Dust off those Discs: 7 PC Games With Thriving Mod Communities
Dec 7, 2009
As a frugal gamer, I don't have many of the newer systems, but I do have a pile of classic PC games that I occasionally have the urge to play again. In many cases, they're not simply still great games, but they have more, better content thanks to the joy of fan mods.
Civilization IV may be the king of moddable games. There are four different levels of modding for the game, from simple XML or fiddling with the game's map software, to more complex Python programming or difficult DLL editing. This means that most people can fiddle with something, but people who really want can really alter the game in massive ways - it'll still be a turn-based strategy game on some geography, but as one mod on the Beyond the Sword expansion proved, Civ4 can turn into X-COM.

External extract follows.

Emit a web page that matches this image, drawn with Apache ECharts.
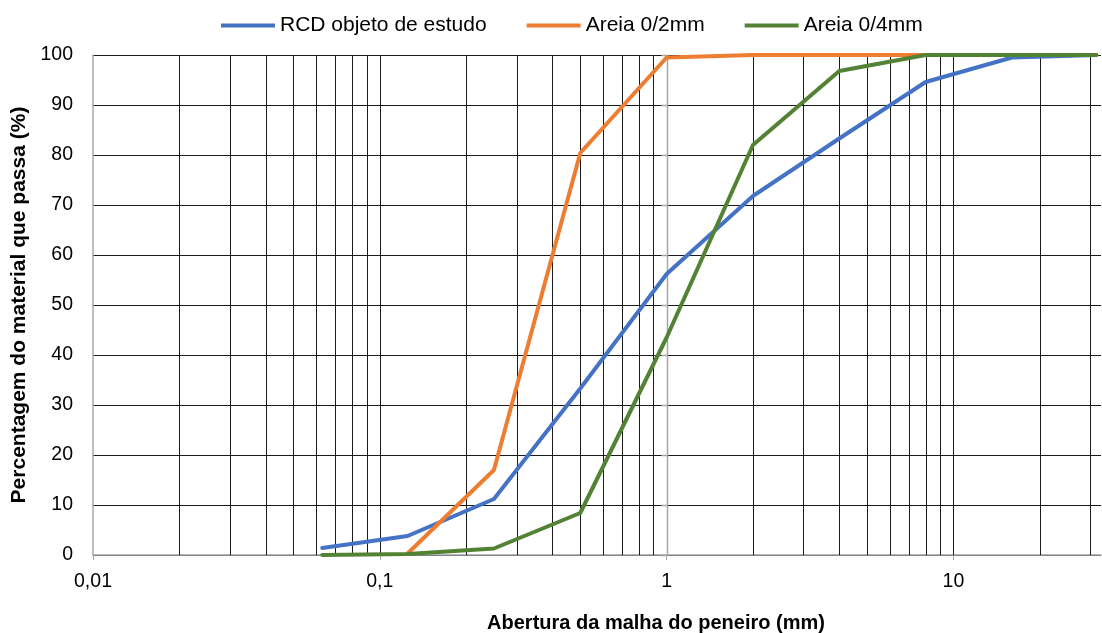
<!DOCTYPE html>
<html>
<head>
<meta charset="utf-8">
<script src="https://cdn.jsdelivr.net/npm/echarts@6/dist/echarts.min.js"></script>
<style>
html,body{margin:0;padding:0;background:#fff;}
#chart{width:1102px;height:633px;}
</style>
</head>
<body>
<div id="chart"></div>
<script>
// Sieve openings (mm)
const SIEVES = [0.063, 0.125, 0.25, 0.5, 1, 2, 4, 8, 16, 31.5];
// Percentage passing (%)
const RCD = [1.4, 3.8, 11.2, 33.3, 56.2, 71.8, 83.3, 94.6, 99.5, 100];
const AREIA_02 = [null, 0.3, 17, 80.4, 99.5, 100, 100, 100, 100, 100];
const AREIA_04 = [0, 0.2, 1.3, 8.4, 43.5, 82, 96.8, 100, 100, 100];
const SERIES_NAMES = ['RCD objeto de estudo', 'Areia 0/2mm', 'Areia 0/4mm'];
// Axis ticks
const X_TICKS = [0.01, 0.1, 1, 10];
const X_MIN = 0.01, X_MAX = 32.7;
const X_CROSS = 1; // vertical axis crosses here
const Y_MIN = 0, Y_MAX = 100, Y_STEP = 10;

// vertical log gridlines (1..9 per decade)
const VGRID = [];
X_TICKS.forEach(d => { for (let m = 1; m <= 9; m++) { const v = +(d * m).toPrecision(6); if (v > X_MIN && v <= X_MAX) VGRID.push(v); } });

function pairs(vals) {
  const out = [];
  vals.forEach((v, i) => { if (v !== null) out.push([SIEVES[i], v]); });
  return out;
}
function fmt(v) { return String(+(+v).toPrecision(6)).replace('.', ','); }

const FONT = '"Liberation Sans", Arial, sans-serif';
const AXIS_GRAY = '#a6a6a6';
const GRID_BLACK = '#1a1a1a';
const chart = echarts.init(document.getElementById('chart'), null, { renderer: 'canvas' });
chart.setOption({
  animation: false,
  backgroundColor: '#fff',
  textStyle: { fontFamily: FONT },
  legend: {
    data: SERIES_NAMES,
    top: 10,
    left: 216,
    icon: 'rect',
    itemWidth: 54,
    itemHeight: 4,
    itemGap: 40,
    textStyle: { fontFamily: FONT, fontSize: 21, color: '#000' }
  },
  grid: { left: 93, right: 1, top: 55, bottom: 78, containLabel: false, outerBoundsMode: 'none' },
  xAxis: {
    type: 'log',
    logBase: 10,
    min: X_MIN,
    max: X_MAX,
    name: 'Abertura da malha do peneiro (mm)',
    nameLocation: 'middle',
    nameGap: 58,
    nameTextStyle: { fontFamily: FONT, fontSize: 20, fontWeight: 'bold', color: '#000', padding: [0, 0, 0, 118] },
    axisLine: { show: true, lineStyle: { color: AXIS_GRAY, width: 1.5 } },
    axisTick: { show: true, length: 5, lineStyle: { color: AXIS_GRAY }, customValues: X_TICKS },
    axisLabel: { fontFamily: FONT, fontSize: 19.5, color: '#000', margin: 17, customValues: X_TICKS, formatter: fmt },
    splitLine: { show: false }
  },
  yAxis: {
    type: 'value',
    min: Y_MIN,
    max: Y_MAX,
    interval: Y_STEP,
    name: 'Percentagem do material que passa (%)',
    nameLocation: 'middle',
    nameGap: 58,
    nameTextStyle: { fontFamily: FONT, fontSize: 21, fontWeight: 'bold', color: '#000' },
    axisLine: { show: true, lineStyle: { color: AXIS_GRAY, width: 1.5 } },
    axisTick: { show: false },
    axisLabel: { fontFamily: FONT, fontSize: 19.5, color: '#000', margin: 20 },
    splitLine: { show: true, lineStyle: { color: GRID_BLACK, width: 1 } }
  },
  series: [
    {
      type: 'custom',
      name: 'vgrid',
      silent: true,
      z: 1,
      data: VGRID.map(v => [v]),
      encode: { x: 0 },
      renderItem: function (params, api) {
        const v = api.value(0);
        const p0 = api.coord([v, Y_MIN]);
        const p1 = api.coord([v, Y_MAX]);
        const x = Math.round(p0[0]) + 0.5;
        const isAxis = Math.abs(v - X_CROSS) < 1e-9;
        if (!isAxis) {
          return {
            type: 'line',
            shape: { x1: x, y1: p0[1], x2: x, y2: p1[1] },
            style: { stroke: GRID_BLACK, lineWidth: 1 }
          };
        }
        const children = [{
          type: 'line',
          shape: { x1: x, y1: p0[1], x2: x, y2: p1[1] },
          style: { stroke: AXIS_GRAY, lineWidth: 1.5 }
        }];
        for (let y = Y_MIN; y <= Y_MAX; y += Y_STEP) {
          const py = Math.round(api.coord([v, y])[1]) + 0.5;
          children.push({
            type: 'line',
            shape: { x1: x - 6, y1: py, x2: x, y2: py },
            style: { stroke: AXIS_GRAY, lineWidth: 1.5 }
          });
        }
        return { type: 'group', children: children };
      }
    },
    {
      name: SERIES_NAMES[0], type: 'line', z: 3, data: pairs(RCD),
      showSymbol: false, symbol: 'none', color: '#4472C4',
      lineStyle: { width: 4, color: '#4472C4', cap: 'round', join: 'round' }
    },
    {
      name: SERIES_NAMES[1], type: 'line', z: 4, data: pairs(AREIA_02),
      showSymbol: false, symbol: 'none', color: '#ED7D31',
      lineStyle: { width: 4, color: '#ED7D31', cap: 'round', join: 'round' }
    },
    {
      name: SERIES_NAMES[2], type: 'line', z: 5, data: pairs(AREIA_04),
      showSymbol: false, symbol: 'none', color: '#548235',
      lineStyle: { width: 4, color: '#548235', cap: 'round', join: 'round' }
    }
  ]
});
</script>
</body>
</html>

Or Master of Magic, as mods like Fall From Heaven attempt to do; or Alpha Centauri, as mods like Planetfall attempt to do; or my personal favorite, Rhye's and Fall of Civilization, which adds several tweaks for historical realism and changing the focus of the game's challenge.
Chances are, people are going to be playing and modding Civ4 in excellent ways until Civilization V comes out, and perhaps even more after that. Check out CivFanatics for a pile of mods both big and small.
I'll still make the argument that Jagged Alliance 2 is the best tactical RPG of all time, so that's reason enough to replay it every now and then. But fans are still out there creating and tweaking content. Perhaps its most famous mod is called v.1.13, which gives the player hundreds of new options of how to play the game, as well as increasing realism and play-balance.
Behind Civ4, Rome:Total War is amongst the most moddable strategy games ever released. Units, buildings, and maps are all customizable, but the basic form of the game (and unfortunately, a rather weak AI) is hardcoded. While most of the mods are based around improving the focus of the game on Roman history, others go to different parts of the world, eras, or even Tolkein-based mods.
My personal favorite is Rome: Total Realism which takes the somewhat goody pseudo-history of the original and converts the game into something more detailed and, of course, realistic. A recent release I've been playing obsessively, Fate of Empires, focuses on the Punic Wars between Rome and Carthage, which was always one of the weaknesses of the game and its mods.
Most of the biggest and best-known mods for games are for shooters. I haven't been able to play too many first-person shooters in the last few years, so this isn't a great list for this. I did, however, recently start replaying this classic shooter/RPG, and discovered that there are several mods out there to add content, increase difficulty, and improve the graphics.
Knights of the Old Republic II was rushed out before its completion, a rather unfair fate for a potentially excellent game. Much of the plot and character development, particularly towards the end of the game, was unceremoniously removed. Modders have been diligently working on finding the removed content and replacing it, as well as adding skins, increasing difficulty, and adding weapons and armor.
The jewel in the modding crown has yet to be unveiled, however. A group called "Team Gizka" is working The Sith Lords Restoration Project, to add the bulk of the deleted content to the game. They've been working for years, but progress does appear to go on. I check it every couple of months, just in case.
Arcanum, like KOTOR 2, was a sadly crippled released before it was ready. Unlike KOTOR 2, Arcanum wasn't really all that good. Official patches helped to fix it, but eventually, a single fan decided to go into the game and open up new content and fix game-breaking bugs in the Arcanum Unofficial Patch. Arcanumwas one of the great disappointments of the post-Fallout PC RPG scene, so having it playable is a wonderful development.
I honestly don't understand why anyone with the option would play a massive RPG like this on anything except the PC. Not that I have anything against consoles themselves, but Morrowind's mods are incredible. The game starts out with incredibly ugly characters? Just add in Better Bodies and Better Faces. Mods adjust game balance, add new content, and basically turn an interesting, large RPG into a massive, fan-made experience.